◆ **Requirements**
Would you return the run of lines that starts at the one with "What Plotly code" and ends at the one with "import plotly.graph_objects as go", ends included, exactly as written and without the images?

◆ **Data to use**
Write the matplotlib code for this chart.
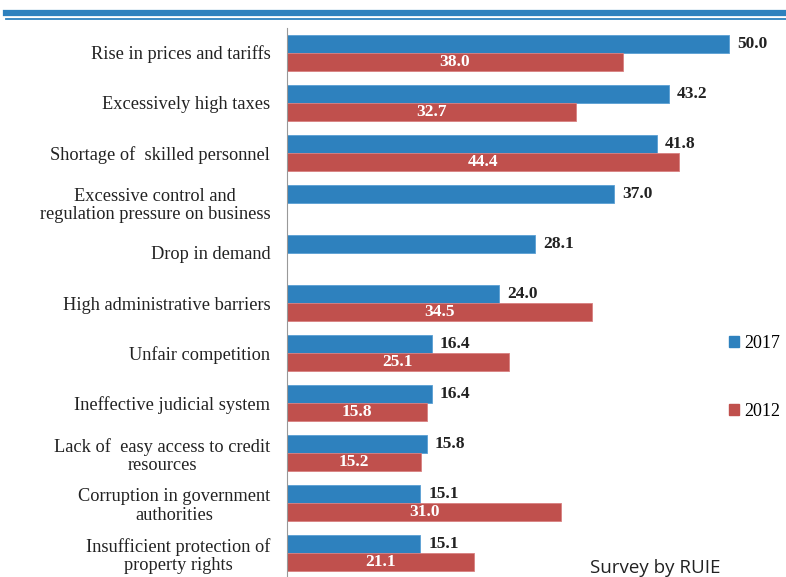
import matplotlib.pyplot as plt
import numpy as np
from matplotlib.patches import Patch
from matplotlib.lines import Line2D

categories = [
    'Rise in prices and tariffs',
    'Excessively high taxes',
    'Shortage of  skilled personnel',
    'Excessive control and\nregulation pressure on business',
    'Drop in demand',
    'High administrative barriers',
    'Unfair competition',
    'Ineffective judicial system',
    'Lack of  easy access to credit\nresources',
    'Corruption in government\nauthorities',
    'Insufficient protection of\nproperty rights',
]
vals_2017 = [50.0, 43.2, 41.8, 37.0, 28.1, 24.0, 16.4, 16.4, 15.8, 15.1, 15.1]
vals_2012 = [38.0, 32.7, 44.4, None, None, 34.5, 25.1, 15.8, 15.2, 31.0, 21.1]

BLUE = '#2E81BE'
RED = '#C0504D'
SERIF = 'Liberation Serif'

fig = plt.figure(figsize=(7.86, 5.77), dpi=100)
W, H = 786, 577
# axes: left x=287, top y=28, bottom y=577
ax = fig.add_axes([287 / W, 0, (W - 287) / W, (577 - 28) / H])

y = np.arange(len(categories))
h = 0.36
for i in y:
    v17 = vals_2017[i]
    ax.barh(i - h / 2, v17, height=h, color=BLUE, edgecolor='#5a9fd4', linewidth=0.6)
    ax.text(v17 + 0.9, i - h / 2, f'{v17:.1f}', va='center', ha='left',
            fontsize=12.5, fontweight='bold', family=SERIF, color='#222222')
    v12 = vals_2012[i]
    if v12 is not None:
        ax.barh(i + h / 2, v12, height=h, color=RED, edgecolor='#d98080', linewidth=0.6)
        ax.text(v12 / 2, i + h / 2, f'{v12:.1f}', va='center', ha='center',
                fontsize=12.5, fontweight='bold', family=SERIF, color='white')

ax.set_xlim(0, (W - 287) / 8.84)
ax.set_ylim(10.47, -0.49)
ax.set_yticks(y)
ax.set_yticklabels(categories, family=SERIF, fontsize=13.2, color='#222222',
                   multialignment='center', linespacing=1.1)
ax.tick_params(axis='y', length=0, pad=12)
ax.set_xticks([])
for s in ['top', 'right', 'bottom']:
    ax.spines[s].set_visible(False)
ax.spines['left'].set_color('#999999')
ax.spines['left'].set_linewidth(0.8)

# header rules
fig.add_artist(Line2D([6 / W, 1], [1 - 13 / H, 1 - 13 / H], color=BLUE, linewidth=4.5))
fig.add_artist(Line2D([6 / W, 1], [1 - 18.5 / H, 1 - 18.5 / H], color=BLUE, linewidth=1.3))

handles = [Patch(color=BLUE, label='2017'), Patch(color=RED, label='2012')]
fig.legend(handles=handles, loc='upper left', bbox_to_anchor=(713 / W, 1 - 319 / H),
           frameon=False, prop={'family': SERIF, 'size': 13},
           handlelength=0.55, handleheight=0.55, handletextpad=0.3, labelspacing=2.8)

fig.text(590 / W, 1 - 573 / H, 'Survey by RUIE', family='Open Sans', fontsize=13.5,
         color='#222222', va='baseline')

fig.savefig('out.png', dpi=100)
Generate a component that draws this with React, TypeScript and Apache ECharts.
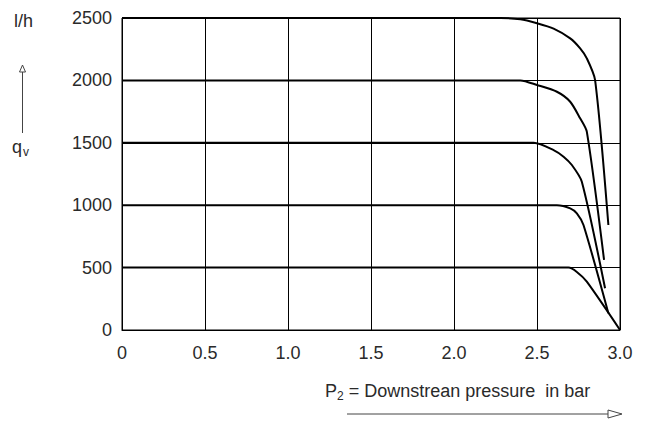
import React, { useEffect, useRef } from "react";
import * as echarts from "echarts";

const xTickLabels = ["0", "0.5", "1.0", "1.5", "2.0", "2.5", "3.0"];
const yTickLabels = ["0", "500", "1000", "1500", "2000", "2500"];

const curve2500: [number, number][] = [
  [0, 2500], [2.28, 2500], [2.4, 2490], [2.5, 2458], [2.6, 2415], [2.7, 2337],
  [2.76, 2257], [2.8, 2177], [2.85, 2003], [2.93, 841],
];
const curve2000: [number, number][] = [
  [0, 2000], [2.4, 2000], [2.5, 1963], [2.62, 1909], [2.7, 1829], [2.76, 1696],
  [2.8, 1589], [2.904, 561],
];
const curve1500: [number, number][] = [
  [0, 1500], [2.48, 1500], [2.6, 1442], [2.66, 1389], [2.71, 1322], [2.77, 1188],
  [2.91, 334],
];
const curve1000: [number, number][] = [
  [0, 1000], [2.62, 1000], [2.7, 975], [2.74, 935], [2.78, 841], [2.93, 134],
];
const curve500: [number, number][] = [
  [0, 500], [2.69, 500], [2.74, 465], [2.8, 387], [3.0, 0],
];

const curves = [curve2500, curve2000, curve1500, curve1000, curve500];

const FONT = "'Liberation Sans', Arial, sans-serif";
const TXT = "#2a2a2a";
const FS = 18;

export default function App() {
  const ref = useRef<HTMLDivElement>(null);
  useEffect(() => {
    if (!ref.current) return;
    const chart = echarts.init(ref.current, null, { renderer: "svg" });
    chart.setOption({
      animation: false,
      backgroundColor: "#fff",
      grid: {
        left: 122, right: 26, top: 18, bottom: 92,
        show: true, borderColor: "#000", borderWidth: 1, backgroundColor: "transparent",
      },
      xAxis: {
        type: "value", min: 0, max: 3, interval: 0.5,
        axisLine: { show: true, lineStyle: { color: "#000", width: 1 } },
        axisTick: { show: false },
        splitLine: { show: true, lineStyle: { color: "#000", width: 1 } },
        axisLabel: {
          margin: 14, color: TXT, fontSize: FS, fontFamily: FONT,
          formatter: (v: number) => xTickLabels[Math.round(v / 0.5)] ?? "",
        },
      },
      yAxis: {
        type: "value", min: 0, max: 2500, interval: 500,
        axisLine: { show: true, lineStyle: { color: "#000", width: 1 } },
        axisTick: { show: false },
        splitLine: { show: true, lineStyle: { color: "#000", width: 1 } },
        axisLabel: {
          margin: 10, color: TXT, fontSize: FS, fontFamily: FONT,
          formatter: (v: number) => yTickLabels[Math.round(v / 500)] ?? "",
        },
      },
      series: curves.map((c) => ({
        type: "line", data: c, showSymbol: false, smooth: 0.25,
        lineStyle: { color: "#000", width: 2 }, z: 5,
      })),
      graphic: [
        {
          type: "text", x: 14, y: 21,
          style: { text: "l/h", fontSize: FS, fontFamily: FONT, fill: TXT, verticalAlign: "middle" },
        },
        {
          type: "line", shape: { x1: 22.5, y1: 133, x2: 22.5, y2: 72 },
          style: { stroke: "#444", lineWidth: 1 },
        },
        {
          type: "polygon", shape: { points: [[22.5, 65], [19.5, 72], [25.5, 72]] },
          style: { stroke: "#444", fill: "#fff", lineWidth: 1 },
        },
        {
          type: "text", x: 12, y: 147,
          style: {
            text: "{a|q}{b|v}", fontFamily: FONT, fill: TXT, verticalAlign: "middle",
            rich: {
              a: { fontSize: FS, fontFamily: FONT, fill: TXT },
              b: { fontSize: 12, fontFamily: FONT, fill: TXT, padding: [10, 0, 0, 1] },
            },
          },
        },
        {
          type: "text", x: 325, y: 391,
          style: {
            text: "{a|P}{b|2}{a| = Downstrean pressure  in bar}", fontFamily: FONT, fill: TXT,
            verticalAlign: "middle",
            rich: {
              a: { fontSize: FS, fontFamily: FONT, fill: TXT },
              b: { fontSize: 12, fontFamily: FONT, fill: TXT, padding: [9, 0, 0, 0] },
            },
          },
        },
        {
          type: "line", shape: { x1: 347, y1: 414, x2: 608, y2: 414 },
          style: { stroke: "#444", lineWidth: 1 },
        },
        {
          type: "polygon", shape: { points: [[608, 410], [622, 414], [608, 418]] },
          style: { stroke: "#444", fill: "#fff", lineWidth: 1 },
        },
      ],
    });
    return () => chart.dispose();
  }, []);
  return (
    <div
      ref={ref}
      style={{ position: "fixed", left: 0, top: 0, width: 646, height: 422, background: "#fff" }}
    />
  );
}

...

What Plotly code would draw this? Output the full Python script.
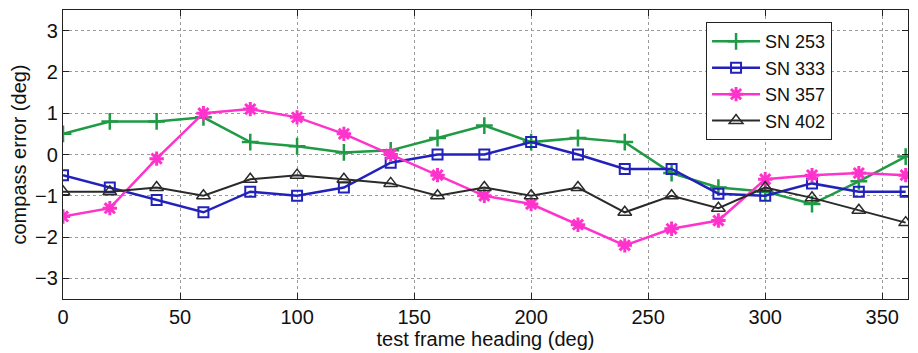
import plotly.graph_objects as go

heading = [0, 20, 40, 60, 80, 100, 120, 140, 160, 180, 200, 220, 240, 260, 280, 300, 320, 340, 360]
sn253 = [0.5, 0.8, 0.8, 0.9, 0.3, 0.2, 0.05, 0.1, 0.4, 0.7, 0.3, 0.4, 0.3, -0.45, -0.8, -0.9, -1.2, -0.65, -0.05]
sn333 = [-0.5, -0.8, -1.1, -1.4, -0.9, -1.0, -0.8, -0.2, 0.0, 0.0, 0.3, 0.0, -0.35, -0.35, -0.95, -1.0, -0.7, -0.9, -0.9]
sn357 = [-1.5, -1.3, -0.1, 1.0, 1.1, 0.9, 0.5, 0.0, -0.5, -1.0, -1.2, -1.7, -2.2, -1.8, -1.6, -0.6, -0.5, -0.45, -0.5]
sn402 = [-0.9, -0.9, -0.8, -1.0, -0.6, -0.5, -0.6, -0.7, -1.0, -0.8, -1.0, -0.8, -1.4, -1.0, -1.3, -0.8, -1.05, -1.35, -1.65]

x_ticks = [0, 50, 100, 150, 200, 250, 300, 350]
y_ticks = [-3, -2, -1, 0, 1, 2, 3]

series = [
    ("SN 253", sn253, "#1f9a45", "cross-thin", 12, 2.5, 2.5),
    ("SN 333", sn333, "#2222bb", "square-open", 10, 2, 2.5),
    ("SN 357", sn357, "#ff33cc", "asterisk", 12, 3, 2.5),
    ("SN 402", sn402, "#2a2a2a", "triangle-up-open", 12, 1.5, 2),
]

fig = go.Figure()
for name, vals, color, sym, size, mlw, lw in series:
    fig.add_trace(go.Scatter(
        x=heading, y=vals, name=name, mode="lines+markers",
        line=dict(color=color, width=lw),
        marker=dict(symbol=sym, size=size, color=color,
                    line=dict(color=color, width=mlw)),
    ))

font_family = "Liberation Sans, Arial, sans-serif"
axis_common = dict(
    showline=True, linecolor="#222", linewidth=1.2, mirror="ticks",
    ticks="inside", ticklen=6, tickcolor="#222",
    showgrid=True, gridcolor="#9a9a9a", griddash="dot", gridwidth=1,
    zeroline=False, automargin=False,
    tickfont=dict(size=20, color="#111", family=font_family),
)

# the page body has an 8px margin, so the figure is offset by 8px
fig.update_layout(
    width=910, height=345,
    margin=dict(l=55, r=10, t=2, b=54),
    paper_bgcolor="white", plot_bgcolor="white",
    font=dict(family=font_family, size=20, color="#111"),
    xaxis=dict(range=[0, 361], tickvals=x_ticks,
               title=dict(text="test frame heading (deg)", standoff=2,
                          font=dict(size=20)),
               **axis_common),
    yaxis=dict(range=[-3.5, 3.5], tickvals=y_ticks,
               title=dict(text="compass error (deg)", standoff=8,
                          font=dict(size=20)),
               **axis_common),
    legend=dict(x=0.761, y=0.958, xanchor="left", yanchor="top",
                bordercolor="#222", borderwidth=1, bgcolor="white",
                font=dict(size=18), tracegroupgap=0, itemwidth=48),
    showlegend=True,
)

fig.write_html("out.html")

◆ **Result of this exercise**
What Plotly code would draw this? Output the full Python script.
import plotly.graph_objects as go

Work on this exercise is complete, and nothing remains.